Check every line below for the word "script" and give only the number of lines where it appears.

──────── Given records

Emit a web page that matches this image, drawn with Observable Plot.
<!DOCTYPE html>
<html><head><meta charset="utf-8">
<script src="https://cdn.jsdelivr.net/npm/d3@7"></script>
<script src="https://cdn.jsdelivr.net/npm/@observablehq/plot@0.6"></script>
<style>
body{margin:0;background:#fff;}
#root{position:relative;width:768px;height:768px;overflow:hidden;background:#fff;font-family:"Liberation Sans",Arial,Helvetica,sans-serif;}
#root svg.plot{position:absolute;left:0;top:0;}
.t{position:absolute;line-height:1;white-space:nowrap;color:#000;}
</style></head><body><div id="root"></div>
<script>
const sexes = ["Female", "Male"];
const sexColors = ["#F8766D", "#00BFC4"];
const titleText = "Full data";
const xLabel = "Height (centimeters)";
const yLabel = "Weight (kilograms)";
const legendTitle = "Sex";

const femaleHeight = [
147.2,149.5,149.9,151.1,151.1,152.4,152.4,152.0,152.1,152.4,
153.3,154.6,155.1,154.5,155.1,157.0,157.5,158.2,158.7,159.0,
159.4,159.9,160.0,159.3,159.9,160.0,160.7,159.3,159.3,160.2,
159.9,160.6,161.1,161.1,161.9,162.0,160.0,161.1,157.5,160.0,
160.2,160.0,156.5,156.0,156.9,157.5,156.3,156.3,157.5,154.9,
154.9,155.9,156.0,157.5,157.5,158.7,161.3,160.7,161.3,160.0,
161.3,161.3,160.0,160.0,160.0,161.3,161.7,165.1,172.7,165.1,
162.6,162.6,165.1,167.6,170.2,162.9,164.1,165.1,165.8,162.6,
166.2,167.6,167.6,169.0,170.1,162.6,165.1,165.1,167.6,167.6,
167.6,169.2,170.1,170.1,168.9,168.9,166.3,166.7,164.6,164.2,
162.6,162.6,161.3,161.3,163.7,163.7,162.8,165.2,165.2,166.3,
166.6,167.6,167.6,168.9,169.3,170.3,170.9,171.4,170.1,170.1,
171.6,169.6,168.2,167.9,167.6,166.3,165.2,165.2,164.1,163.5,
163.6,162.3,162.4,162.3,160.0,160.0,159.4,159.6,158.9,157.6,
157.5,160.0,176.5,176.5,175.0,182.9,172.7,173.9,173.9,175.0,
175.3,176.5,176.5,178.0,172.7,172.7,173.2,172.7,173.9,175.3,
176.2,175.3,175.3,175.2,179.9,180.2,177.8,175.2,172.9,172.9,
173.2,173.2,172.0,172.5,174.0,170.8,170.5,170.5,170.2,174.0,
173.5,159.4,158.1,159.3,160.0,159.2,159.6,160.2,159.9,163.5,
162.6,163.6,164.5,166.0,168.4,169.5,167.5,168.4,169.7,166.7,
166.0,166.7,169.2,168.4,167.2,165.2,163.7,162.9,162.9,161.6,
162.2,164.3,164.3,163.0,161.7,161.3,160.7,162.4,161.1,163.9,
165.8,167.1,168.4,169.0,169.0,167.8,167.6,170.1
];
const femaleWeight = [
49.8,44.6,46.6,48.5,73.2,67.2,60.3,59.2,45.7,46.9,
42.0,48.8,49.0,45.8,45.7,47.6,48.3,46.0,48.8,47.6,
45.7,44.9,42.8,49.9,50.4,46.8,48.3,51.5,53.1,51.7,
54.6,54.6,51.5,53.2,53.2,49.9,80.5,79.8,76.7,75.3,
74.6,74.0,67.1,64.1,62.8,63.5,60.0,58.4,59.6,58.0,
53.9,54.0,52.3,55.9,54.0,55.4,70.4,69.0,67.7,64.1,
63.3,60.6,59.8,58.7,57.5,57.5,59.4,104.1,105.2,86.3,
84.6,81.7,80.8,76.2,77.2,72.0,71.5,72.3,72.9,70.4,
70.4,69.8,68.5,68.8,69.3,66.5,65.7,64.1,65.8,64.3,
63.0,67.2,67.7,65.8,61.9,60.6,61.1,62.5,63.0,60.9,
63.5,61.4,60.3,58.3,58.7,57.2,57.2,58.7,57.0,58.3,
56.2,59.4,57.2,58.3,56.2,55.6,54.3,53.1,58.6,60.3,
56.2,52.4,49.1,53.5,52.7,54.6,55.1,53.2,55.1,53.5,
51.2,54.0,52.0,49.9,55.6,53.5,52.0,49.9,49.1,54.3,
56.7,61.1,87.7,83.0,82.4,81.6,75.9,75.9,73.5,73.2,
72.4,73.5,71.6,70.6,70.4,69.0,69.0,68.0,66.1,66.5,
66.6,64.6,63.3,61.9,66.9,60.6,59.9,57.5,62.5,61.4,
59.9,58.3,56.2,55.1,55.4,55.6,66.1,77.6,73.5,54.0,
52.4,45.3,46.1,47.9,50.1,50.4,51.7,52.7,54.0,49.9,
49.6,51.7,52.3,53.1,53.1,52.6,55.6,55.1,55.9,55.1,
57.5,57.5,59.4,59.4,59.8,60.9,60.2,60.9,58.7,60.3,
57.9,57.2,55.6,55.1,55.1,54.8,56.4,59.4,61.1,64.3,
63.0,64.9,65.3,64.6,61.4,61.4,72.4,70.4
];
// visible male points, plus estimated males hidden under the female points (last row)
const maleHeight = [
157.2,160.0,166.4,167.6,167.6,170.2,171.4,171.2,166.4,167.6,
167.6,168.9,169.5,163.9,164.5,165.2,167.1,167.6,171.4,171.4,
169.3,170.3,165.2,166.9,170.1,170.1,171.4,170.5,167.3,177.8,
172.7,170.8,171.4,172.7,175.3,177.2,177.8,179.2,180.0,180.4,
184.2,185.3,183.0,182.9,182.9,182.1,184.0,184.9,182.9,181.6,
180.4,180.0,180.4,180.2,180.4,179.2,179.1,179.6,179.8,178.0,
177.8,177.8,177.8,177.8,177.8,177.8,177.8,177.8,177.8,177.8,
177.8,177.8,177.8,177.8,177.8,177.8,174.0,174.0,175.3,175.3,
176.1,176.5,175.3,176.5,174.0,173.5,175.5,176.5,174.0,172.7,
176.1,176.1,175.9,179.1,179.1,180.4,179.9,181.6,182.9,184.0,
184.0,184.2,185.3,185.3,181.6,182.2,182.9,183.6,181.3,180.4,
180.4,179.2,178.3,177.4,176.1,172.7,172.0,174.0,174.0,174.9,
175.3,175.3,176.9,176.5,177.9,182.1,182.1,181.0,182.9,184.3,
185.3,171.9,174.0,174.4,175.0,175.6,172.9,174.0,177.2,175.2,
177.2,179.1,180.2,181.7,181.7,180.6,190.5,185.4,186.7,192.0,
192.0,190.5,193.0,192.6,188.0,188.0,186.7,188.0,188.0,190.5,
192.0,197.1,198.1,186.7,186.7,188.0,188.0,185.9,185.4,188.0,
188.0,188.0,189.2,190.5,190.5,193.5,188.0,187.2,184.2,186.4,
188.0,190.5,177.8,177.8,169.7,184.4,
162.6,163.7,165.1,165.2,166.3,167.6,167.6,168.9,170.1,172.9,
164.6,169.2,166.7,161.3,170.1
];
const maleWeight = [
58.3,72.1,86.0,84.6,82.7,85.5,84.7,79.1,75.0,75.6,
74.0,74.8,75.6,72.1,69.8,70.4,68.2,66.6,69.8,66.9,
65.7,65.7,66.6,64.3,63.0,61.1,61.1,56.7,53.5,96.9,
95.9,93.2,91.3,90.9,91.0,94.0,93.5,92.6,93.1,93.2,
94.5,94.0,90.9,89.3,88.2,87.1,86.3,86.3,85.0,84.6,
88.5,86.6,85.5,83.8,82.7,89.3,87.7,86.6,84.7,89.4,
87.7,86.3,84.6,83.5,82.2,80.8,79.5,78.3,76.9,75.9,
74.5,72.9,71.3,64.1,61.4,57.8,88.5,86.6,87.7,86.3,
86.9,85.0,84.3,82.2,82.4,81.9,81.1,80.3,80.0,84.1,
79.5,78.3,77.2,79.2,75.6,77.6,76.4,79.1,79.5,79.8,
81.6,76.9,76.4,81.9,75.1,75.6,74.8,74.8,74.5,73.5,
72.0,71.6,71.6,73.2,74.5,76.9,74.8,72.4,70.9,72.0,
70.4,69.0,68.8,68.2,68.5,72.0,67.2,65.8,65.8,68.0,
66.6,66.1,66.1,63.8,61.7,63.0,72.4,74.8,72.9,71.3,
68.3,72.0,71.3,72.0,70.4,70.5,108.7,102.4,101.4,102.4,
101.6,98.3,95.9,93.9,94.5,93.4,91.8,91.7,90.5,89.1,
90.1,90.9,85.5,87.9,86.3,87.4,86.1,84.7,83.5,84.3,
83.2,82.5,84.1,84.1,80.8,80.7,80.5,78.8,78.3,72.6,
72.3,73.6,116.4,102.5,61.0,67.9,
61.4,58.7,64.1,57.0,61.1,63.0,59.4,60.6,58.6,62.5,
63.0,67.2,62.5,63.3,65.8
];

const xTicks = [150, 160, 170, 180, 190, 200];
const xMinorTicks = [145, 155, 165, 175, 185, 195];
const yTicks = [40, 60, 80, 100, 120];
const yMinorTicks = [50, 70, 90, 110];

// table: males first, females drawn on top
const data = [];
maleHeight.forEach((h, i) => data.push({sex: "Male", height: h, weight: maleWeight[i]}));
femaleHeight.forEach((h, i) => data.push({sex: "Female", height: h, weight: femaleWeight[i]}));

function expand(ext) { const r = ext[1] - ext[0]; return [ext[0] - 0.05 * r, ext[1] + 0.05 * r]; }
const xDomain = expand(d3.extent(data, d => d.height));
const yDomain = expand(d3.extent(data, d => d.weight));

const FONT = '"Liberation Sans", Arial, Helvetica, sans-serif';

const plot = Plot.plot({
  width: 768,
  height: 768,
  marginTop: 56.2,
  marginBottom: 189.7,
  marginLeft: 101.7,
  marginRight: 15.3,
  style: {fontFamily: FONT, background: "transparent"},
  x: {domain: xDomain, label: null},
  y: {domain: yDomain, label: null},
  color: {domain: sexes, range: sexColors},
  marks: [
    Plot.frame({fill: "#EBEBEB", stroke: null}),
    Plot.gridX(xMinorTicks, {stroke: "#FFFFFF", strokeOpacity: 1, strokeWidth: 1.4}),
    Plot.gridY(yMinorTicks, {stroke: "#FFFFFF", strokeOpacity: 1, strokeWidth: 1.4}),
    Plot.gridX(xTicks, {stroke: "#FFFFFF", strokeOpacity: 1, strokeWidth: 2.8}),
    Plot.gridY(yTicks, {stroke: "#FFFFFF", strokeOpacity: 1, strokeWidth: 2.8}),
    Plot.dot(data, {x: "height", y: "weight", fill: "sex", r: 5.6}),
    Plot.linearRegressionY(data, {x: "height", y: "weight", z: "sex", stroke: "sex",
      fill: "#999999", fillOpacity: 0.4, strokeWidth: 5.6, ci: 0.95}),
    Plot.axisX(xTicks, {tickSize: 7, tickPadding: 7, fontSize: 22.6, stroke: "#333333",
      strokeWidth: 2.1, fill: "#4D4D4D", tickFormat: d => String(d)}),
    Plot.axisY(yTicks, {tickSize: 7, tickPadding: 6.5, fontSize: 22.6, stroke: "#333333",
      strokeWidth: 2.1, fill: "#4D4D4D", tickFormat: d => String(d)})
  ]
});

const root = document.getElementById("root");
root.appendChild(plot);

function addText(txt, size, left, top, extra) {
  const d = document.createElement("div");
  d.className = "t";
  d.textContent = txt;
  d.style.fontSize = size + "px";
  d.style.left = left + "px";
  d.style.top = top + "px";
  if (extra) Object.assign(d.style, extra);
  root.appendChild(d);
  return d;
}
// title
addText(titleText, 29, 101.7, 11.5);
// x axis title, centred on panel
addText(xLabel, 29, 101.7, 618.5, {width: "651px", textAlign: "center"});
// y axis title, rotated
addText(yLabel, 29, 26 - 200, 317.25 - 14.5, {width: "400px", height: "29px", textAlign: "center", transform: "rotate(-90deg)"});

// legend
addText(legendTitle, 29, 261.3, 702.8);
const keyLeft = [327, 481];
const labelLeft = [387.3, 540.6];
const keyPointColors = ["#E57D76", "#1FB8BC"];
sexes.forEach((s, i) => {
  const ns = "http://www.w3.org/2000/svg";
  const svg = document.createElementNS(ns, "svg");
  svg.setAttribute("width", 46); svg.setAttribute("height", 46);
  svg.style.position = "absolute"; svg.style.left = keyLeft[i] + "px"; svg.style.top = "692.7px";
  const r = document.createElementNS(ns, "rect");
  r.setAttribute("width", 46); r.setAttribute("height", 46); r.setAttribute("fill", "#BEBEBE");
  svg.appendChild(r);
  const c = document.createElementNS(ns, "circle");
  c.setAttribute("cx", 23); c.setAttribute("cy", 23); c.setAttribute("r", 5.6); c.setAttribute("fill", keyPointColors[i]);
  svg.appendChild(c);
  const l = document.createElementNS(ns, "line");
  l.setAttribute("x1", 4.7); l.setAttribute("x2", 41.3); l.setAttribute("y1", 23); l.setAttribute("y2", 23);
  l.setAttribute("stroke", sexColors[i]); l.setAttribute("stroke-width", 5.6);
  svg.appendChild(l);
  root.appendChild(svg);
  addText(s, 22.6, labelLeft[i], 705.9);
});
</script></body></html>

────────────────
──────── Given records

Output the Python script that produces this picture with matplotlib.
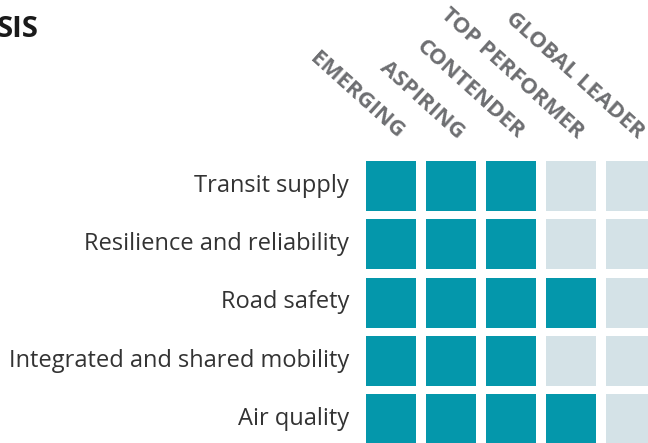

────────────────

* _Answer for this exercise_
5